Un équilibre précaire
Certains étrangers pensent que les Danois sont gâtés et qu'ils ne se rendent pas compte de la chance qu'ils ont. D'autres, au contraire, considèrent que les Danois sont bien conscients de leur chance, et même plus : pour eux, ce sont des droits qu'il faut défendre à tout prix. La position tiède du Danemark par rapport au projet européen vient justement de la crainte qu'une citoyenneté commune mette en péril, ou carrément décrète la fin du fameux « modèle danois ». C'est un équilibre précieux et délicat, mis à rude épreuve par les vagues migratoires des dernières décennies : le 9 novembre dernier, le quotidien Politiken écrivait au sujet de l'affectation par le gouvernement danois d’un budget de 2,7 millions d'euros afin de payer les dépenses de rapatriement de citoyens extra-communautaires qui renonceraient à un nouveau permis de séjour, pour ainsi dire, à rester dans le pays. Depuis 2007, une année record pour l'immigration dans les pays scandinaves, des règles plus strictes ont été statuées concernant le permis de séjour au Danemark et la demande de nationalisation. Des décisions qui ont réjoui le parti nationaliste Danske Folkeparti (parti du peuple danois).

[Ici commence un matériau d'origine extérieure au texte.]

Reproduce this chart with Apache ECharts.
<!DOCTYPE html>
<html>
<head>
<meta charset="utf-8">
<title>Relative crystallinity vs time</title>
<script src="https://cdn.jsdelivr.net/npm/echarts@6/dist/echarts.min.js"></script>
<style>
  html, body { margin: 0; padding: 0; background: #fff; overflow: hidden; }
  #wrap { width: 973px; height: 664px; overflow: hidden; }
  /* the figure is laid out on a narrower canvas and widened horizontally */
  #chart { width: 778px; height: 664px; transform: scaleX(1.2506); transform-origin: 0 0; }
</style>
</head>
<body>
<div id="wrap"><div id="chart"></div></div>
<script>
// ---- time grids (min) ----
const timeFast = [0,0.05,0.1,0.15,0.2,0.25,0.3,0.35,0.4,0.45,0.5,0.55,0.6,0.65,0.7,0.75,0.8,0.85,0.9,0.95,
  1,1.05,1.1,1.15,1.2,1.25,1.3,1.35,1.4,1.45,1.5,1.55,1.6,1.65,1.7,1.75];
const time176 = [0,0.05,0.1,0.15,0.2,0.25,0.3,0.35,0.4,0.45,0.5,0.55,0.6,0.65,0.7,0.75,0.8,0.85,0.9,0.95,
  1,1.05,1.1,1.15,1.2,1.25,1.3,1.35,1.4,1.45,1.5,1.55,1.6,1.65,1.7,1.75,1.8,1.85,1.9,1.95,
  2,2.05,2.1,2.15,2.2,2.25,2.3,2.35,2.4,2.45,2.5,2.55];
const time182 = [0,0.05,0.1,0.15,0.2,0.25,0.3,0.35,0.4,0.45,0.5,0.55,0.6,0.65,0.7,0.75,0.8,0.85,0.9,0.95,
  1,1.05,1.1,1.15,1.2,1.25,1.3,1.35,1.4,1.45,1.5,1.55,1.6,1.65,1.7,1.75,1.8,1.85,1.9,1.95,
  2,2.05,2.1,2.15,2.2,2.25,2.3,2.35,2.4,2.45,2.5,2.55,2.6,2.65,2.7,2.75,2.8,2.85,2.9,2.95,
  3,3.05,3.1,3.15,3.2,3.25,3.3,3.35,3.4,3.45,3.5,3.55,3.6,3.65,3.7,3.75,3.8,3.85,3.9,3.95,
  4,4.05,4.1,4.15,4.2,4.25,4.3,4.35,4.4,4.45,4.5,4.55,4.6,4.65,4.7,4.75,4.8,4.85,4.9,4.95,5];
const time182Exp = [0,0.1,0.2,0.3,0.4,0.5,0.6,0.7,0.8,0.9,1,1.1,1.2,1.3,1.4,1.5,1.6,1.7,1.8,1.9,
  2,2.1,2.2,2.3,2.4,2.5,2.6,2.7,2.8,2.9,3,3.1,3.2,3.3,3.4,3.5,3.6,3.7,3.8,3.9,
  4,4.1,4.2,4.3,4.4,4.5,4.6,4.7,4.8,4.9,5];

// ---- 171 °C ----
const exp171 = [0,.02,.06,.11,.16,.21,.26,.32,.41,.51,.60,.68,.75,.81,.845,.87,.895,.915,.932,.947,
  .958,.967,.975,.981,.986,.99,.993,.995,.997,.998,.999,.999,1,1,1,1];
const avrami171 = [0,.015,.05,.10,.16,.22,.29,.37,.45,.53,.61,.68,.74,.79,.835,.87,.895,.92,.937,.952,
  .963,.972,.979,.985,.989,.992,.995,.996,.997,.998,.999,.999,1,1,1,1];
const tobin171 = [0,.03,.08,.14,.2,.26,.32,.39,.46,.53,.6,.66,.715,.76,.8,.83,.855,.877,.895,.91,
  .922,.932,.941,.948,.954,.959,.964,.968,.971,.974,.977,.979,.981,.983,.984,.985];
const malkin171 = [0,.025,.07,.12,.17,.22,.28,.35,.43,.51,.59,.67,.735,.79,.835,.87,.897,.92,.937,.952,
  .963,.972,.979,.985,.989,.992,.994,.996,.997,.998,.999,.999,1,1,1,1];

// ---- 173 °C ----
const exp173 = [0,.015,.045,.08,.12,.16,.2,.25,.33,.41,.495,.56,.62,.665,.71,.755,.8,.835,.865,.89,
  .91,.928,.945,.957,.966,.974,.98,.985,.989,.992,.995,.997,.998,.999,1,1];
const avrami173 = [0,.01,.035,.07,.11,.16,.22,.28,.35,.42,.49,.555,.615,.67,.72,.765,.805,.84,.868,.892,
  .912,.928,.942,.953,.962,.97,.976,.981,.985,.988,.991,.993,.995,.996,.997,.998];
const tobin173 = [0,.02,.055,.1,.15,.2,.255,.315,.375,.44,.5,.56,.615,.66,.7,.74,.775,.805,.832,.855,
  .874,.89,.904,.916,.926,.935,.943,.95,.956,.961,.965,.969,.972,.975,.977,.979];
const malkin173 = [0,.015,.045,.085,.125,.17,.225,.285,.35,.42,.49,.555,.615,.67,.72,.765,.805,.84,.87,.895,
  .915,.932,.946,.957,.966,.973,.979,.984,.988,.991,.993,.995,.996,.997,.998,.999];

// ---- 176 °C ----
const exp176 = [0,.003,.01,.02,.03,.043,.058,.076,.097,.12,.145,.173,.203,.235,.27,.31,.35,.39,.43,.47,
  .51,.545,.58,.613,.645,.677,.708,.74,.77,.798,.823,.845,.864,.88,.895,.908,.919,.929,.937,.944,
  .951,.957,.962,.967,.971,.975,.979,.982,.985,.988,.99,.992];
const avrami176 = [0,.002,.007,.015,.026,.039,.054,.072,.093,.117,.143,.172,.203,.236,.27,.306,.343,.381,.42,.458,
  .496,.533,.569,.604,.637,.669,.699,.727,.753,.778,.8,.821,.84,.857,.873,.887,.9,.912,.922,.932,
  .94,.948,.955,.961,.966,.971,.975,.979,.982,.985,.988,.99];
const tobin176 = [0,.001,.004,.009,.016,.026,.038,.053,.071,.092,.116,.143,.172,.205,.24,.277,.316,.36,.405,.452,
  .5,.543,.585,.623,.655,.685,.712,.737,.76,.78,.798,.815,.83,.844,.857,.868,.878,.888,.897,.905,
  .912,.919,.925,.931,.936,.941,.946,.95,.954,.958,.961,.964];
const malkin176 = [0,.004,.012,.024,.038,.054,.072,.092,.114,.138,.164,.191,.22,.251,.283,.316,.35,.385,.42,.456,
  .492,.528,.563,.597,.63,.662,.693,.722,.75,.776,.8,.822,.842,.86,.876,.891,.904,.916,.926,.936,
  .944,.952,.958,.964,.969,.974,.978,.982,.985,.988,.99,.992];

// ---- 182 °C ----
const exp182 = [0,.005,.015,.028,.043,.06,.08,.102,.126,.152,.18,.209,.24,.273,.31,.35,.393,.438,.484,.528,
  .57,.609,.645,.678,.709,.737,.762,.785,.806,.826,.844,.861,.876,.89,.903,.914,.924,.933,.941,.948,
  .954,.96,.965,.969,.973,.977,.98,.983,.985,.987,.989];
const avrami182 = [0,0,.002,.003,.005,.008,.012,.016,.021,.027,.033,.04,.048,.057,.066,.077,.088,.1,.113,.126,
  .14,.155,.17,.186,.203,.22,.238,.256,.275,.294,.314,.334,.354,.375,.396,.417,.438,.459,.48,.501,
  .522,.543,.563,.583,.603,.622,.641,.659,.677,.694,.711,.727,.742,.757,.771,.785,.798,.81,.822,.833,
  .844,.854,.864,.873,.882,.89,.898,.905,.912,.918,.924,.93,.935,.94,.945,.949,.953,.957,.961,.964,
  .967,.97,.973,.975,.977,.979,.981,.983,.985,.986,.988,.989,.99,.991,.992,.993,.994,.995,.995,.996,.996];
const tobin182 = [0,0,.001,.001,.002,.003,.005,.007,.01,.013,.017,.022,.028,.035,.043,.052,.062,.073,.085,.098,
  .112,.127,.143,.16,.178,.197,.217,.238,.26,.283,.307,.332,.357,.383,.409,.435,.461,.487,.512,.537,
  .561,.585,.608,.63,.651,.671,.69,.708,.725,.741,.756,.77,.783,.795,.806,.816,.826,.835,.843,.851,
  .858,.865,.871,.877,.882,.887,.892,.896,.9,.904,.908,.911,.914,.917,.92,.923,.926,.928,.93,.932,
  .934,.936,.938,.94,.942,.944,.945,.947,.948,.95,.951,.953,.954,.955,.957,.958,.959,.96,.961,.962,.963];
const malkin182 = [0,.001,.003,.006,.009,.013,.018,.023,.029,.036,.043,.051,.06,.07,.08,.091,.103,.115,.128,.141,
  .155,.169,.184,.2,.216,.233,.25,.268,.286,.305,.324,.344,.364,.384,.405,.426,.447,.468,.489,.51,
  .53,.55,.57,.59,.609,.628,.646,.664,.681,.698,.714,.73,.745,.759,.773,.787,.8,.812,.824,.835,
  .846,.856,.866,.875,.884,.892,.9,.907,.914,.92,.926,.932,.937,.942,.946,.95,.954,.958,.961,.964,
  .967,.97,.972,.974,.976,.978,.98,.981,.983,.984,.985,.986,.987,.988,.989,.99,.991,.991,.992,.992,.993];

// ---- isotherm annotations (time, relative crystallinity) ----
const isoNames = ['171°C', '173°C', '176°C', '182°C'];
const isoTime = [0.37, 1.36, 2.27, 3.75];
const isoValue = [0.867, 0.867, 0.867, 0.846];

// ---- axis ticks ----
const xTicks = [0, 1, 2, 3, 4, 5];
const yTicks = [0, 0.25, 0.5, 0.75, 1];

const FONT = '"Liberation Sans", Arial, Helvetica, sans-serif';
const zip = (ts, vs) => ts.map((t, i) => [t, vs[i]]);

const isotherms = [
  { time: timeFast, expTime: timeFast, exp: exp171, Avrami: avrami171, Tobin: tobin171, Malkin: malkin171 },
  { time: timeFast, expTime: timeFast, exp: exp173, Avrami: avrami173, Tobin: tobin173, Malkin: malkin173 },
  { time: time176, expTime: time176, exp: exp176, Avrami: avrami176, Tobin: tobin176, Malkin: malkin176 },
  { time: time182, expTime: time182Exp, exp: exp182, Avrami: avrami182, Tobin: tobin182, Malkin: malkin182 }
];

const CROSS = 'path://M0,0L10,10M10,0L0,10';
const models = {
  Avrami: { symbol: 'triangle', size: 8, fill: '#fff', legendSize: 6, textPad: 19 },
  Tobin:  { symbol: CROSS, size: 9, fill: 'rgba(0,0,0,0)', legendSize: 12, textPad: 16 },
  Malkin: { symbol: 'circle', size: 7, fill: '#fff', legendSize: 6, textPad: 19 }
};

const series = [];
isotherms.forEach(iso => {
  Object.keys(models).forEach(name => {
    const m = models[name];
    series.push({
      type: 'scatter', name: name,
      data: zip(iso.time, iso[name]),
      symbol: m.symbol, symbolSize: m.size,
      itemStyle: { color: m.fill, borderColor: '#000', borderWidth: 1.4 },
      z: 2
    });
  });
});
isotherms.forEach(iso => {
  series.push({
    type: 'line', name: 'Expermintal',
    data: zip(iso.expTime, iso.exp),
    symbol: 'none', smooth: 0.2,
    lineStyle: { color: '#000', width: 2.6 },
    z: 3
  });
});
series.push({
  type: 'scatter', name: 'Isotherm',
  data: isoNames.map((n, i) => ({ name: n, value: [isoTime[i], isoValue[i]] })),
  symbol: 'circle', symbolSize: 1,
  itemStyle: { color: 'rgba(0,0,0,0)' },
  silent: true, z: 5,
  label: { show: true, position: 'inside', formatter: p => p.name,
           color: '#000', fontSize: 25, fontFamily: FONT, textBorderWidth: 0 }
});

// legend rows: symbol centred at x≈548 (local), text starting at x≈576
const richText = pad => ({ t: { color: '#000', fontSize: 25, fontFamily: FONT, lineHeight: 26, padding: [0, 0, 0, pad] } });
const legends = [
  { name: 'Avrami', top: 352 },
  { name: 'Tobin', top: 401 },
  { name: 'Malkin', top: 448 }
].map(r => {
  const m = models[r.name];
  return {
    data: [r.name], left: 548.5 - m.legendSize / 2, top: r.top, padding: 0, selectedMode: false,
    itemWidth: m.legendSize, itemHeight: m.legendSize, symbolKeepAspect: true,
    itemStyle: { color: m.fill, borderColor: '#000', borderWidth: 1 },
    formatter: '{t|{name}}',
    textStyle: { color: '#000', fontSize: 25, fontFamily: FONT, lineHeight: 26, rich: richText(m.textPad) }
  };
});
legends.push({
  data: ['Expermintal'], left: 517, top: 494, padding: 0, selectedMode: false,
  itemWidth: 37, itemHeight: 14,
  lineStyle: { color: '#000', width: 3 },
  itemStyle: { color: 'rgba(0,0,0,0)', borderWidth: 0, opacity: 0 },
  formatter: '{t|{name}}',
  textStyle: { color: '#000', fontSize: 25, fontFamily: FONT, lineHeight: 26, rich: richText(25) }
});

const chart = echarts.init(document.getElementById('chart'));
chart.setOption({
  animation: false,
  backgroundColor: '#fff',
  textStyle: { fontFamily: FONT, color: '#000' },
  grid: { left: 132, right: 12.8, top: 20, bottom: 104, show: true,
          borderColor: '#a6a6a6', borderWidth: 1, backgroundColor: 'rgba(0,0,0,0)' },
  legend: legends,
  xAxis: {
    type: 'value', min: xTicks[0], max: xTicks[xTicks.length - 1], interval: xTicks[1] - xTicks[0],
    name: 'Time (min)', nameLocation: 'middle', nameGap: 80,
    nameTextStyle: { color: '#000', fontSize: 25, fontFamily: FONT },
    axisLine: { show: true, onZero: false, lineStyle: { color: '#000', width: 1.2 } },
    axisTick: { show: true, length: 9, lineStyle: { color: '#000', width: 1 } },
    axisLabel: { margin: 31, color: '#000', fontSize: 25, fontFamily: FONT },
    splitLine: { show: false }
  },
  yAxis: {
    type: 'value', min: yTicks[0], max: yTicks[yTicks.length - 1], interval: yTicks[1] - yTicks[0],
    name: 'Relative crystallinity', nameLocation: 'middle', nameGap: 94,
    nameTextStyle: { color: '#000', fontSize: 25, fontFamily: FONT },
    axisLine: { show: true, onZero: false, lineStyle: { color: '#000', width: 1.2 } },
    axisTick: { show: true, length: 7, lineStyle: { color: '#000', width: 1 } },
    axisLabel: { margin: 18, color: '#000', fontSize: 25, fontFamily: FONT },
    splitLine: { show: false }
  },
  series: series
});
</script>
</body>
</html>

Le royaume des fables est constitué de sujets beaux, heureux, gentils et disponibles, même si leur excessive réserve semble rendre plus difficile les relations personnelles et l'intégration. Les Danois ne manquent pas d'ouverture d'esprit et sont modernes : on peut seulement souhaiter que le château ne devienne pas une forteresse, et que la réputation légendaire de civilité et d'équité qui règne au Danemark continue de régner sur ce beau pays.